Der Freihandel wird die Wirtschaft der pazifischen Staaten weiter ruinieren. Bereits jetzt leiden sie massiv unter den ungleichen Handelsbeziehungen zu Australien. Australische Produkte haben auf den Fidschi-Inseln einen dominierenden Marktanteil von 37%. Zwischen 2001 und 2002 importierten die Salomonen australische Produkte im Wert von 64 Mio. US-Dollar, fast die Hälfte der Gesamteinfuhr. Umgekehrt wurden nach Australien nur Güter im Wert von 2 Mio. US-Dollar exportiert.
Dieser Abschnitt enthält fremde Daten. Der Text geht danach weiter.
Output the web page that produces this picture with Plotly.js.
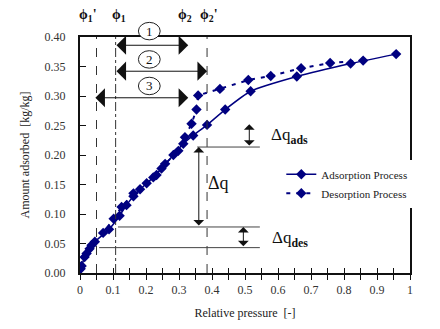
<!DOCTYPE html>
<html>
<head>
<meta charset="utf-8">
<script src="https://cdn.plot.ly/plotly-3.0.1.min.js"></script>
<style>html,body{margin:0;padding:0;background:#fff;}#chart{width:440px;height:329px;}</style>
</head>
<body>
<div id="chart"></div>
<script>
// Adsorption process (relative pressure, amount adsorbed kg/kg)
const adsX = [0.002,0.014,0.029,0.045,0.088,0.120,0.141,0.162,0.202,0.222,0.247,0.283,0.313,0.343,0.385,0.440,0.517,0.657,0.820,0.958];
const adsY = [0.007,0.027,0.041,0.053,0.074,0.097,0.115,0.130,0.152,0.162,0.177,0.200,0.219,0.233,0.251,0.277,0.308,0.333,0.355,0.371];
// Desorption process
const desX = [0.858,0.758,0.670,0.578,0.510,0.424,0.358,0.353,0.338,0.318,0.298,0.258,0.232,0.182,0.162,0.126,0.102,0.070,0.035,0.020,0.005];
const desY = [0.360,0.356,0.347,0.334,0.327,0.312,0.301,0.277,0.253,0.230,0.207,0.185,0.166,0.142,0.135,0.112,0.092,0.068,0.047,0.033,0.012];
const seriesNames = ["Adsorption Process","Desorption Process"];
const xTickVals = [0,0.05,0.1,0.15,0.2,0.25,0.3,0.35,0.4,0.45,0.5,0.55,0.6,0.65,0.7,0.75,0.8,0.85,0.9,0.95,1];
const xTickText = ["0","","0.1","","0.2","","0.3","","0.4","","0.5","","0.6","","0.7","","0.8","","0.9","","1"];
const yTickVals = [0,0.05,0.1,0.15,0.2,0.25,0.3,0.35,0.4];
const yTickText = ["0.00","0.05","0.10","0.15","0.20","0.25","0.30","0.35","0.40"];

const navy = "#000080";
const serif = "Liberation Serif, Times New Roman, serif";
const YMAX = 0.4;

const traces = [
  {x: adsX, y: adsY, name: seriesNames[0], mode: "lines+markers", type: "scatter",
   line: {color: navy, width: 1.5, shape: "spline", smoothing: 0.5},
   marker: {symbol: "diamond", size: 8, color: navy}},
  {x: desX, y: desY, name: seriesNames[1], mode: "lines+markers", type: "scatter",
   line: {color: navy, width: 2, dash: "4px,6px"},
   marker: {symbol: "diamond", size: 8, color: navy}},
  {x: [0], y: [0], xaxis: "x2", mode: "markers", marker: {opacity: 0}, showlegend: false, hoverinfo: "skip"}
];

const vline = (x, dash) => ({type: "line", xref: "x", yref: "y", x0: x, x1: x, y0: 0, y1: YMAX,
  line: {color: "#333", width: 1, dash: dash}, layer: "above"});
const hline = (y, x0, x1) => ({type: "line", xref: "x", yref: "y", x0: x0, x1: x1, y0: y, y1: y,
  line: {color: "#444", width: 1}, layer: "above"});
const circ = (cx, cy) => ({type: "circle", xref: "paper", yref: "paper",
  x0: cx - 0.033, x1: cx + 0.033, y0: cy / YMAX - 0.037, y1: cy / YMAX + 0.037,
  line: {color: "#222", width: 1}, fillcolor: "white", layer: "above"});

const shapes = [
  vline(0.05, "dash"), vline(0.108, "dashdot"), vline(0.385, "dash"),
  hline(0.2135, 0.355, 0.545), hline(0.078, 0.115, 0.545), hline(0.043, 0.058, 0.545),
  circ(0.21, 0.41), circ(0.21, 0.362), circ(0.21, 0.317)
];

const darrow = (x, y, ax, ay, size) => ({x: x, y: y, ax: ax, ay: ay, xref: "x", yref: "y", axref: "x", ayref: "y",
  text: "", showarrow: true, arrowhead: 1, startarrowhead: 1, arrowside: "end+start",
  arrowsize: size, arrowwidth: 1, arrowcolor: "#111", standoff: 0, startstandoff: 0});
const txt = (x, y, t, size, yref) => ({x: x, y: y, xref: "x", yref: yref || "y", text: t, showarrow: false,
  font: {family: serif, size: size, color: "#111"}, xanchor: "center", yanchor: "middle"});

const annotations = [
  darrow(0.328, 0.386, 0.106, 0.386, 3.2),
  darrow(0.385, 0.342, 0.106, 0.342, 3.2),
  darrow(0.328, 0.297, 0.042, 0.297, 3.2),
  darrow(0.513, 0.252, 0.513, 0.2135, 1.8),
  darrow(0.36, 0.2135, 0.36, 0.078, 1.8),
  darrow(0.495, 0.078, 0.495, 0.043, 1.8),
  txt(0.21, 0.41 / YMAX, "1", 13, "paper"),
  txt(0.21, 0.362 / YMAX, "2", 13, "paper"),
  txt(0.21, 0.317 / YMAX, "3", 13, "paper"),
  txt(0.025, 1.093, "<b>ϕ<sub>1</sub>'</b>", 14, "paper"),
  txt(0.117, 1.093, "<b>ϕ<sub>1</sub></b>", 14, "paper"),
  txt(0.318, 1.093, "<b>ϕ<sub>2</sub></b>", 14, "paper"),
  txt(0.39, 1.093, "<b>ϕ<sub>2</sub>'</b>", 14, "paper"),
  txt(0.635, 0.232, "Δq<sub><b>ads</b></sub>", 17),
  txt(0.42, 0.152, "Δq", 18),
  txt(0.635, 0.058, "Δq<sub><b>des</b></sub>", 17)
];

const layout = {
  width: 440, height: 329,
  margin: {l: 80, r: 30, t: 37, b: 56},
  paper_bgcolor: "white", plot_bgcolor: "white",
  font: {family: serif, size: 12, color: "#222"},
  showlegend: true,
  legend: {x: 0.61, y: 0.48, xanchor: "left", yanchor: "top", bgcolor: "white",
           font: {family: serif, size: 11, color: "#222"}, tracegroupgap: 0},
  xaxis: {range: [0, 1], tickvals: xTickVals, ticktext: xTickText, ticks: "outside", ticklen: 5,
          tickcolor: "#111", showline: true, linecolor: "#111", linewidth: 2, mirror: true,
          showgrid: false, zeroline: false, tickfont: {family: serif, size: 12, color: "#333"},
          title: {text: "Relative pressure  [-]", font: {family: serif, size: 12, color: "#222"}, standoff: 12}},
  xaxis2: {range: [0, 1], overlaying: "x", anchor: "y", side: "bottom", tickvals: xTickVals,
           ticks: "inside", ticklen: 5, tickcolor: "#111", showticklabels: false,
           showline: false, showgrid: false, zeroline: false},
  yaxis: {range: [0, YMAX], tickvals: yTickVals, ticktext: yTickText, ticks: "inside", ticklen: 6,
          tickcolor: "#111", showline: true, linecolor: "#111", linewidth: 2, mirror: true,
          showgrid: false, zeroline: false, ticklabelstandoff: 10,
          tickfont: {family: serif, size: 12, color: "#333"},
          title: {text: "Amount adsorbed  [kg/kg]", font: {family: serif, size: 12, color: "#222"}, standoff: 12}},
  shapes: shapes,
  annotations: annotations
};

Plotly.newPlot("chart", traces, layout, {displayModeBar: false, staticPlot: true});
</script>
</body>
</html>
Im Bilanzjahr 2002/2003 betrug der Wert australischer Exporte nach Kiribati 38,1 Mio. US-Dollar, der Import aus Kiribati kam umgekehrt über 285.000 US-Dollar nicht hinaus. Seit in Folge des PICTA-Abkommens die Handelszölle fallen, verlieren die armen PIF-Staaten zudem ihre Hauptsteuereinnahmen. In der Konsequenz führen die Regierungen in diesen Ländern Verbrauchssteuern nach dem Vorbild der Mehrwertsteuer ein.
Freier Markt am Palmenstrand
Auch die australische Entwicklungshilfe in der Region ist ebenfalls alles andere als uneigennützig. Die Regierungsorganisation AusAID nimmt kein Blatt vor den Mund: "Das Ziel des australischen Hilfsprogramm ist eindeutig. Es geht darum, Australiens nationale Interessen zu befördern. ... Der australische Privatsektor spielt bei der Erreichung dieses Ziels eine signifikante Rolle. ... Das Programm und sein Erfolg hängt entscheidend von australischen Expertisen bei der Bestimmung, dem Design und der Durchführung von Hilfeprojekten ab."
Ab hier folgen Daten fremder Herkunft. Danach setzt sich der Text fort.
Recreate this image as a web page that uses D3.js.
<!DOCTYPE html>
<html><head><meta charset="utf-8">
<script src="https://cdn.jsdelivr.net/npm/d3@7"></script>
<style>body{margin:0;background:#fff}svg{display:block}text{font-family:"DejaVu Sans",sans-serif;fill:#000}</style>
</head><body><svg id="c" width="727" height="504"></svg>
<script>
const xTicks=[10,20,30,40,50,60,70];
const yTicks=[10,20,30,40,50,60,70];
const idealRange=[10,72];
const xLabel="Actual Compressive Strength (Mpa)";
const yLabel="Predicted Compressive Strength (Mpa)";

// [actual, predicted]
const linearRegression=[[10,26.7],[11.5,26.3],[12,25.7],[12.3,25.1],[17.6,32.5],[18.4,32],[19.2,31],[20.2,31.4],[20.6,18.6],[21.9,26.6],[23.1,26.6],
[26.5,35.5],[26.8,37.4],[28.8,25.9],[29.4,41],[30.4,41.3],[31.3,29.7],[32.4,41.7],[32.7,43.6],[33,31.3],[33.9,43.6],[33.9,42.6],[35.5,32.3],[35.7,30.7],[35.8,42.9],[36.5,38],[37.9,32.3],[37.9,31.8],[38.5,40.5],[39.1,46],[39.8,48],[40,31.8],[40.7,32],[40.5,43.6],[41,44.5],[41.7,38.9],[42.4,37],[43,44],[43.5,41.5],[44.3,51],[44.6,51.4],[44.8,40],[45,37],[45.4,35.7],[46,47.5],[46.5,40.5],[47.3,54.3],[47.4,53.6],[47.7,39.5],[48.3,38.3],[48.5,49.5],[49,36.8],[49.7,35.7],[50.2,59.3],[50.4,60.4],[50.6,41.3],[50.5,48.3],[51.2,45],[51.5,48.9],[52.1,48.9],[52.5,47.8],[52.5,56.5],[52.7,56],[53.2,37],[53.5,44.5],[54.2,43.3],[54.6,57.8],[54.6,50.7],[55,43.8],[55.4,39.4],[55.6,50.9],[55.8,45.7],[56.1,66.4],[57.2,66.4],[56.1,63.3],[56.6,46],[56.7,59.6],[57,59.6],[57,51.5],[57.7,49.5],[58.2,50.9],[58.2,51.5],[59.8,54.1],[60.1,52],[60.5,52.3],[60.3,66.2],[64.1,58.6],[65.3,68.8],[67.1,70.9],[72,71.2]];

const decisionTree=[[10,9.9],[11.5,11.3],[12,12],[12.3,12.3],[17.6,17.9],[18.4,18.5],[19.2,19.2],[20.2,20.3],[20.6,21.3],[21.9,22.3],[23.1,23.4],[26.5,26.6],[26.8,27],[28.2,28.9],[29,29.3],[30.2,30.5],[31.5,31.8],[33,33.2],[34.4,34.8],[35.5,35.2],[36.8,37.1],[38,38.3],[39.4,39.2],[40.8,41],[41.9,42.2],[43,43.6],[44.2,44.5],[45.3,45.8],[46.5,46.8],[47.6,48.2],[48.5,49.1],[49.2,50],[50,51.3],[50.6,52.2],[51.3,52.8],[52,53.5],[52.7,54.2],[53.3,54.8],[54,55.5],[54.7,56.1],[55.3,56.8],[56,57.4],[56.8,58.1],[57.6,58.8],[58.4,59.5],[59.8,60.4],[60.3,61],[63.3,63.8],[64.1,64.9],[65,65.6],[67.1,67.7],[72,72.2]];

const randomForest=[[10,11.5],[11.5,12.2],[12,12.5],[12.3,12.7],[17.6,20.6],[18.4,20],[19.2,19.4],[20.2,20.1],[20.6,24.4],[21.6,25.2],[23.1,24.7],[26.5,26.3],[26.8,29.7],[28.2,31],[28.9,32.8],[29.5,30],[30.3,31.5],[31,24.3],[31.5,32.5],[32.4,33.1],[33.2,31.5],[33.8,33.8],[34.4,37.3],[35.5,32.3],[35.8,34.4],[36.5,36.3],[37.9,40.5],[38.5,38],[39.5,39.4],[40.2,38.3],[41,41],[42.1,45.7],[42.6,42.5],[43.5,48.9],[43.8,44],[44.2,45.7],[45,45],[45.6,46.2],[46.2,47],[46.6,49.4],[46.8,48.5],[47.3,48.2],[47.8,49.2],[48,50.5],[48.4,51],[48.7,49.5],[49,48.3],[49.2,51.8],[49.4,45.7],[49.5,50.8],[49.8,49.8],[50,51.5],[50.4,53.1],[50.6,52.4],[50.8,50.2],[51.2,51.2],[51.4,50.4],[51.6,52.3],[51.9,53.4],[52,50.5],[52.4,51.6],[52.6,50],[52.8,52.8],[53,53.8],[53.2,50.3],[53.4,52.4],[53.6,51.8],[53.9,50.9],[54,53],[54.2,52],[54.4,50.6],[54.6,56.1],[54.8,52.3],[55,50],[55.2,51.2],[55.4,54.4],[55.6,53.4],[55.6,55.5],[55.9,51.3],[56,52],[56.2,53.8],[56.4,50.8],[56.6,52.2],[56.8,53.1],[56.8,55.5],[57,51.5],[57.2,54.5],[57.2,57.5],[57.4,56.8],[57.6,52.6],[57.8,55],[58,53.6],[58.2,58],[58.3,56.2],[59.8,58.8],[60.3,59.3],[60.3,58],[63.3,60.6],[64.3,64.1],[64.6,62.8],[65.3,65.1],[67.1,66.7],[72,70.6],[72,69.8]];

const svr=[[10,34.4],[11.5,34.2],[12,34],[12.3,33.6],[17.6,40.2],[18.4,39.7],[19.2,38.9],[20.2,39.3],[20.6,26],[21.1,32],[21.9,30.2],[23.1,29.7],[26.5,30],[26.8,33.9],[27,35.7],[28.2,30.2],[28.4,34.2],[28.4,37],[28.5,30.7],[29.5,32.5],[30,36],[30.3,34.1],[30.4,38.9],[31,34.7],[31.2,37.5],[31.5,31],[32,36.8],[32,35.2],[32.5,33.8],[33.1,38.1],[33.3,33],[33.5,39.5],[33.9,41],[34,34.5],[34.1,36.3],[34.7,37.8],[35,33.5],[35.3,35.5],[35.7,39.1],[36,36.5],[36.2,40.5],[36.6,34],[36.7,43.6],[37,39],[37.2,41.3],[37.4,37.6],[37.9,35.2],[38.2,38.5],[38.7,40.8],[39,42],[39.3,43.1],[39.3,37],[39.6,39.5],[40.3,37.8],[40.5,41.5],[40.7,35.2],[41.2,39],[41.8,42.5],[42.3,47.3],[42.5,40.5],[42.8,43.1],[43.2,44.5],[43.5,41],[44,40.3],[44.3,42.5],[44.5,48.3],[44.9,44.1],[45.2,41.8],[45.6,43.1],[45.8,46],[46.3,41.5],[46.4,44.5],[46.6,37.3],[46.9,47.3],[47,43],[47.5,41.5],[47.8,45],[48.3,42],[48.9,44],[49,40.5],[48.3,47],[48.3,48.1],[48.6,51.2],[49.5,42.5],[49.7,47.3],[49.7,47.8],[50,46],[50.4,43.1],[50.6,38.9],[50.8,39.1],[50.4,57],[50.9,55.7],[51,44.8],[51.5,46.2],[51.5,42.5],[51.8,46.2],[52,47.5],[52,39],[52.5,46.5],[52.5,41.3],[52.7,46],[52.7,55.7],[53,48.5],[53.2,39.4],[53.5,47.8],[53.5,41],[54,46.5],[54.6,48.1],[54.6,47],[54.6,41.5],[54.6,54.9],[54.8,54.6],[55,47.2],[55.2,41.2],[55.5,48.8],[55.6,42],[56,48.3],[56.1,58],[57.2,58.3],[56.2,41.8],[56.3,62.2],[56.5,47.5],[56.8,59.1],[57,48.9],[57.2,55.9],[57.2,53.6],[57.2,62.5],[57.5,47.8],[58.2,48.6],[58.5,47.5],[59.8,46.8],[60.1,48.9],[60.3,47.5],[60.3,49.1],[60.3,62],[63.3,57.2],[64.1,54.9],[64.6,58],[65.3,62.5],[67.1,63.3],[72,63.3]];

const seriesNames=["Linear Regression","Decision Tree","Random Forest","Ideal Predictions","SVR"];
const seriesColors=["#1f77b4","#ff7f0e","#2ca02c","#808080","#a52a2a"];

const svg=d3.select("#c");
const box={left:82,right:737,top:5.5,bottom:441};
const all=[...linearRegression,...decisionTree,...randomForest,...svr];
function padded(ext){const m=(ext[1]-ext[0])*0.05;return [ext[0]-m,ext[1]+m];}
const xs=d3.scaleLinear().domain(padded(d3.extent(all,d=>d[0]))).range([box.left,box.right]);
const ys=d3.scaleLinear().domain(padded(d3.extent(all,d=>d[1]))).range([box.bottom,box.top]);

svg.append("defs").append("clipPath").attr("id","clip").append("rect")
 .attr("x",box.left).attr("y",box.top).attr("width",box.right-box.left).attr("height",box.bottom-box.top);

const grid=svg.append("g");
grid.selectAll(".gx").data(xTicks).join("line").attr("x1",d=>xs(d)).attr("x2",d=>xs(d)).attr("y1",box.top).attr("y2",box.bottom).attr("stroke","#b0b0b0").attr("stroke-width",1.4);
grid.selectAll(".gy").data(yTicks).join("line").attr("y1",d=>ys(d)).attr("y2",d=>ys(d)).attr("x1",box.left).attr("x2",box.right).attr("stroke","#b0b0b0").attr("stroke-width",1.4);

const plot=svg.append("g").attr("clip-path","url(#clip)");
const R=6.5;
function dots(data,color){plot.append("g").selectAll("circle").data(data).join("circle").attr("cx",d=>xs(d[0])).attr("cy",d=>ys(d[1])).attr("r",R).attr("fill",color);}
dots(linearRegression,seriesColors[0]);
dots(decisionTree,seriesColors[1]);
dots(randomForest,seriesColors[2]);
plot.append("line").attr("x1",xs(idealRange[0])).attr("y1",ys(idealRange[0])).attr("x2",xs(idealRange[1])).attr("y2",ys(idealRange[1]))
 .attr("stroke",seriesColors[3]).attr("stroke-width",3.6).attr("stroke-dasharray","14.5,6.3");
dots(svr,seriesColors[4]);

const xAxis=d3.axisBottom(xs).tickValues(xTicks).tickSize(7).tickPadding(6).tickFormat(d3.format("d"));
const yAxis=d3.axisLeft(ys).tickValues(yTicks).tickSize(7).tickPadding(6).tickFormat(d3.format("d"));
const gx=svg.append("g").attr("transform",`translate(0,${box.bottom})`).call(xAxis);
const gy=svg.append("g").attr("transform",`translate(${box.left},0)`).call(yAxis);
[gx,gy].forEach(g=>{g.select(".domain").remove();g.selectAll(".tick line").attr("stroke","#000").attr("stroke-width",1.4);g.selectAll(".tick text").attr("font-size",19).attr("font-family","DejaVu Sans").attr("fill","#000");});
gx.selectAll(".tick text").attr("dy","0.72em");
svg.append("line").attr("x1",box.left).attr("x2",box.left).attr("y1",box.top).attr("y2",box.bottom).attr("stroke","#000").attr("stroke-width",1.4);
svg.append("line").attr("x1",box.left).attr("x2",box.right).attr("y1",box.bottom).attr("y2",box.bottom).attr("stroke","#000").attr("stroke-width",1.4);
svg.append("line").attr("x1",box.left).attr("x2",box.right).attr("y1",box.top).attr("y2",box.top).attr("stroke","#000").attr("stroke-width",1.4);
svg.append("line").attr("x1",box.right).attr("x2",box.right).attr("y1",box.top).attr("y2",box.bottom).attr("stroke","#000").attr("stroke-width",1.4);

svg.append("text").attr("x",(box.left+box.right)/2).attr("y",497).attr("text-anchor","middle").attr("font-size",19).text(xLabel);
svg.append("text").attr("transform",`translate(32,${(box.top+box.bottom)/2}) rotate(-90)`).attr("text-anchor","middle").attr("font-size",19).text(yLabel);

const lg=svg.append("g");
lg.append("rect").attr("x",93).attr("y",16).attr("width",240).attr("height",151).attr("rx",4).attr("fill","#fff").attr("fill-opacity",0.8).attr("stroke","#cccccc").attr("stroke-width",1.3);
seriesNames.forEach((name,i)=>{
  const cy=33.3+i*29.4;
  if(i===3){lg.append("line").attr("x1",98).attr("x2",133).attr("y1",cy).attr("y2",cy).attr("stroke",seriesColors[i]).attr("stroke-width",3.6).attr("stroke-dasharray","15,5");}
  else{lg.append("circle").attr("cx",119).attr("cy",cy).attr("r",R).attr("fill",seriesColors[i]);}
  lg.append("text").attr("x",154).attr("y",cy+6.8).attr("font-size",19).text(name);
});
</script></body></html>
Nach Berichten von Aid/Watch gehen 70% der Hilfeleistungen zurück an australische Beratungsorganisationen. Tatsächlich zielen viele der Hilfeprojekte für "ökonomische Reform und politische Effizienz" darauf, die australischen neoliberalen Politikstrategien in die politischen Institutionen und die Wirtschaft der pazifischen Länder zu exportieren. Im Jahr 1999 bekam die Beratungsfirma Hassal & Associates einen Fünf-Jahres-Auftrag über 8,5 Mio. US-Dollar, um die Steuer- und Zollverwaltung auf den Fidschi-Inseln zu "reformieren". Die Firma ACIL erhielt im Jahr 2001 über 250 Mio. US-Dollar aus dem AusAID-Fonds. Die Firma ist 1998 berühmt-berüchtigt geworden, als sie die Howard-Regierung bei der Zerschlagung des Hafenarbeiterstreiks und der Gewerkschaft MUA beraten hatte. Die Beratungsfirma GRM International schließlich soll für 5 Mio. US-Dollar über vier Jahre den Öffentlichen Sektors auf Samoa "reformieren".
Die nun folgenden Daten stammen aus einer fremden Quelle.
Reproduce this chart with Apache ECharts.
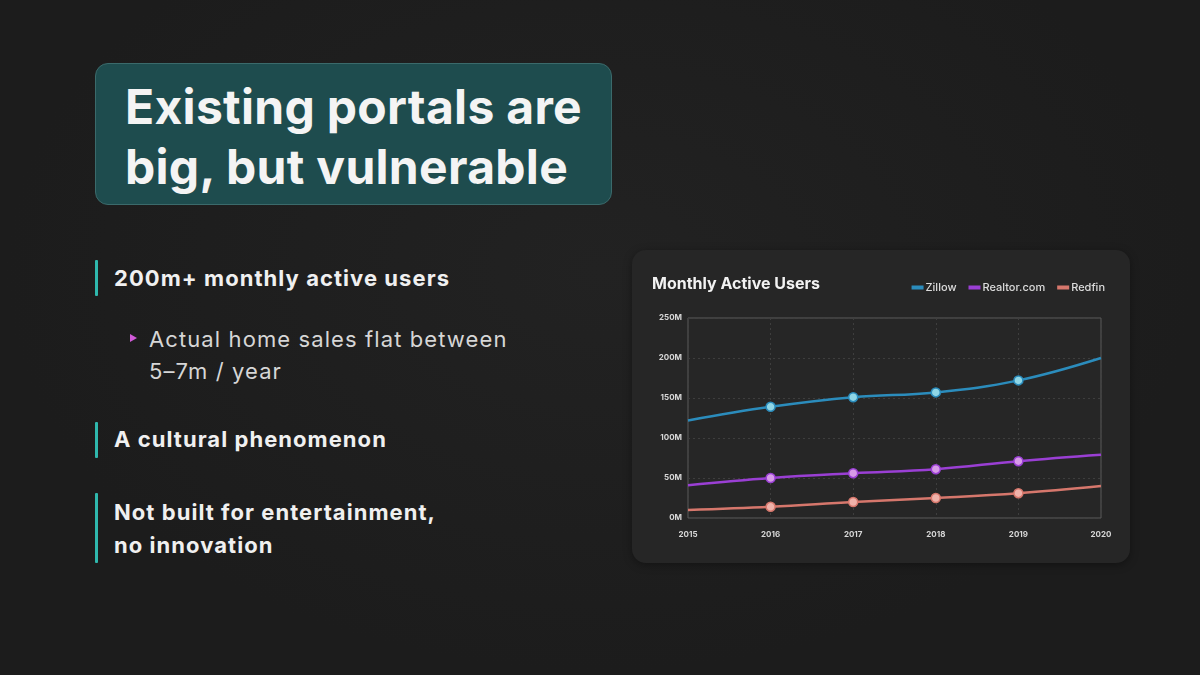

Egal, ob es sich um Kredite der Weltbank oder um Entwicklungshilfe handelt: Beide wirken Hand in Hand bei der kapitalistischen Durchdringung der südwestpazifischen Ökonomien durch australische Unternehmen.
Iggy Kim, Sidney
Dies ist die gekürzte Fassung eines Beitrags, der unter dem Titel "Howard's Pacific Colonialism: Who benefits?" in der australischen Wochenzeitung Green Left Weekly erschienen ist. Übersetzung: Dirk Hauer
Anmerkung:
1) Alle PIF-Staaten sind gleichzeitig Mitglieder der Gruppe Afrikanischer, Karibischer und Pazifischer Staaten (AKP-Staaten) mit dem Hauptquartier in Brüssel.